_Task to complete_:
Retype the whole listing below, character for character.
[START]
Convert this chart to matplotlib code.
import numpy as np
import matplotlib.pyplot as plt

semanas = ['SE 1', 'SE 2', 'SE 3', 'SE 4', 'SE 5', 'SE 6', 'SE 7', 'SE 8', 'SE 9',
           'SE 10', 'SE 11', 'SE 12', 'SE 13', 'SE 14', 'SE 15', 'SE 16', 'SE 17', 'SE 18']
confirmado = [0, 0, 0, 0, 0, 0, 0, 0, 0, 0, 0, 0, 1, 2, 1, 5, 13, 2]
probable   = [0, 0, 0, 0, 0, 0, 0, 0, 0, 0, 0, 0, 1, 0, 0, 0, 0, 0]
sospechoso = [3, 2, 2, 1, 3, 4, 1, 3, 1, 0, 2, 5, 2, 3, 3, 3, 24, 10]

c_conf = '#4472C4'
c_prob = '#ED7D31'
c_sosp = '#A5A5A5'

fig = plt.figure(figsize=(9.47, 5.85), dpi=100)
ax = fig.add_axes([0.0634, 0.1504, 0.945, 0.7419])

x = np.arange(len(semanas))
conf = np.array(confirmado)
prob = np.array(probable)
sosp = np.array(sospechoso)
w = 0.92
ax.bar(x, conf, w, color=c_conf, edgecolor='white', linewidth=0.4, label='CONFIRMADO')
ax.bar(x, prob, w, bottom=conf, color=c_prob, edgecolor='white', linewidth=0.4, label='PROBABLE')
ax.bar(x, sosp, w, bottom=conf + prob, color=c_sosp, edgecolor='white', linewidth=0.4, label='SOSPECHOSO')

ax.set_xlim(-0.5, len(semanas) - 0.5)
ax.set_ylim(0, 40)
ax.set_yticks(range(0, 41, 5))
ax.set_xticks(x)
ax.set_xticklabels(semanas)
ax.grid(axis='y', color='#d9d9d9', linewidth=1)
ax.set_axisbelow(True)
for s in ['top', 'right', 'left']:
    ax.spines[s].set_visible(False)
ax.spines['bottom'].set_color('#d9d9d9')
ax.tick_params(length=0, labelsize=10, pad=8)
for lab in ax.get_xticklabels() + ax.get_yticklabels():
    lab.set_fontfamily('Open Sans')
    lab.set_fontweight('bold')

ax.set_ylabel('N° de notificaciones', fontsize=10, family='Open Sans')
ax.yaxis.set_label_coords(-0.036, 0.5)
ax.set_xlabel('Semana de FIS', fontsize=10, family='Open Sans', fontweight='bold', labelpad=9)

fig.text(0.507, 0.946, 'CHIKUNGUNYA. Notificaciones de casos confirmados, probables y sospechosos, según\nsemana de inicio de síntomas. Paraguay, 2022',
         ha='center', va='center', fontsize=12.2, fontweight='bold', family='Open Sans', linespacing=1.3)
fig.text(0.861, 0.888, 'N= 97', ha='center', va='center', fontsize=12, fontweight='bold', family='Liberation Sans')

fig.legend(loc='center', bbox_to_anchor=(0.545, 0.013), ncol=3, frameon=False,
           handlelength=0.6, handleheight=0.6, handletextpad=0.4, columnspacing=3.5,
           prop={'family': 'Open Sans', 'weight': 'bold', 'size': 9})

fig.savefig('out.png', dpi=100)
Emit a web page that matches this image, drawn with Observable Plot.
[END]
_Solution to the exercise_:
Convert this chart to matplotlib code.
import numpy as np
import matplotlib.pyplot as plt

semanas = ['SE 1', 'SE 2', 'SE 3', 'SE 4', 'SE 5', 'SE 6', 'SE 7', 'SE 8', 'SE 9',
           'SE 10', 'SE 11', 'SE 12', 'SE 13', 'SE 14', 'SE 15', 'SE 16', 'SE 17', 'SE 18']
confirmado = [0, 0, 0, 0, 0, 0, 0, 0, 0, 0, 0, 0, 1, 2, 1, 5, 13, 2]
probable   = [0, 0, 0, 0, 0, 0, 0, 0, 0, 0, 0, 0, 1, 0, 0, 0, 0, 0]
sospechoso = [3, 2, 2, 1, 3, 4, 1, 3, 1, 0, 2, 5, 2, 3, 3, 3, 24, 10]

c_conf = '#4472C4'
c_prob = '#ED7D31'
c_sosp = '#A5A5A5'

fig = plt.figure(figsize=(9.47, 5.85), dpi=100)
ax = fig.add_axes([0.0634, 0.1504, 0.945, 0.7419])

x = np.arange(len(semanas))
conf = np.array(confirmado)
prob = np.array(probable)
sosp = np.array(sospechoso)
w = 0.92
ax.bar(x, conf, w, color=c_conf, edgecolor='white', linewidth=0.4, label='CONFIRMADO')
ax.bar(x, prob, w, bottom=conf, color=c_prob, edgecolor='white', linewidth=0.4, label='PROBABLE')
ax.bar(x, sosp, w, bottom=conf + prob, color=c_sosp, edgecolor='white', linewidth=0.4, label='SOSPECHOSO')

ax.set_xlim(-0.5, len(semanas) - 0.5)
ax.set_ylim(0, 40)
ax.set_yticks(range(0, 41, 5))
ax.set_xticks(x)
ax.set_xticklabels(semanas)
ax.grid(axis='y', color='#d9d9d9', linewidth=1)
ax.set_axisbelow(True)
for s in ['top', 'right', 'left']:
    ax.spines[s].set_visible(False)
ax.spines['bottom'].set_color('#d9d9d9')
ax.tick_params(length=0, labelsize=10, pad=8)
for lab in ax.get_xticklabels() + ax.get_yticklabels():
    lab.set_fontfamily('Open Sans')
    lab.set_fontweight('bold')

ax.set_ylabel('N° de notificaciones', fontsize=10, family='Open Sans')
ax.yaxis.set_label_coords(-0.036, 0.5)
ax.set_xlabel('Semana de FIS', fontsize=10, family='Open Sans', fontweight='bold', labelpad=9)

fig.text(0.507, 0.946, 'CHIKUNGUNYA. Notificaciones de casos confirmados, probables y sospechosos, según\nsemana de inicio de síntomas. Paraguay, 2022',
         ha='center', va='center', fontsize=12.2, fontweight='bold', family='Open Sans', linespacing=1.3)
fig.text(0.861, 0.888, 'N= 97', ha='center', va='center', fontsize=12, fontweight='bold', family='Liberation Sans')

fig.legend(loc='center', bbox_to_anchor=(0.545, 0.013), ncol=3, frameon=False,
           handlelength=0.6, handleheight=0.6, handletextpad=0.4, columnspacing=3.5,
           prop={'family': 'Open Sans', 'weight': 'bold', 'size': 9})

fig.savefig('out.png', dpi=100)
Emit a web page that matches this image, drawn with Observable Plot.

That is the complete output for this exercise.